Dr.P.A.Habeeb Rahiman
Joyce Coffee
Your article suggests a climate adaptation gap that is ripe for advisory firms to fill. 
Based on the WEF numbers, if corporations see a risk, but, based on the MIT numbers, they do nothing about it, that gap suggests that businesses are not yet sure how to manage the risk that changed climate brings to their value chains.  
Since climate adaptation relates to the direct impacts on our most important assets – our employees, our customers our communities and our families, those who advise corporations possess a great opportunity to demonstrate to their clients the significant collateral benefits of a five step plan of adaptation action - see here
http://climateadaptationexchange.com/the-climate-adaptation-gap/
Colin Miller
IF YOU HAVE FAITH IN SCIENCE, YOU'RE DOING IT WRONG.

The cited NYT's Davos comment "it's less about polar bears and more about promoting self interest" hits the nail on the head and finally chalks one up for moral intent.

If there's a water shortage and that's 90% of your product, then by all means it's in the producers interest to get that commodity subsidized by Government intervention.

Perhaps too we can have the discussion about the self-interest of "Climate Scientists" and how they might be working to promote confirmation bias?

A final thought before the inevitable wave of "denounce and pounce" comments this sort of contrarian thinking is known to produce.

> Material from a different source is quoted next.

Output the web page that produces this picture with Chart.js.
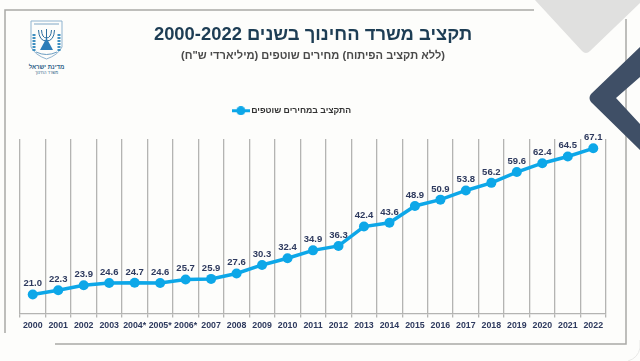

"To insist that only your ideology is empirical and enlightened is to conclusively prove that it is neither". Andrew Quinn - Federalist -The Party of Science.
Michael Serra
By climate change are you referring to the natural ageing of the planet where unavoidable events like the ice age occur? Or the man made panic? 2 very different issues. One there is very little we can do to stop or change or even predict. 
The other is simply some bs marketing to make the alarmist think they are doing something.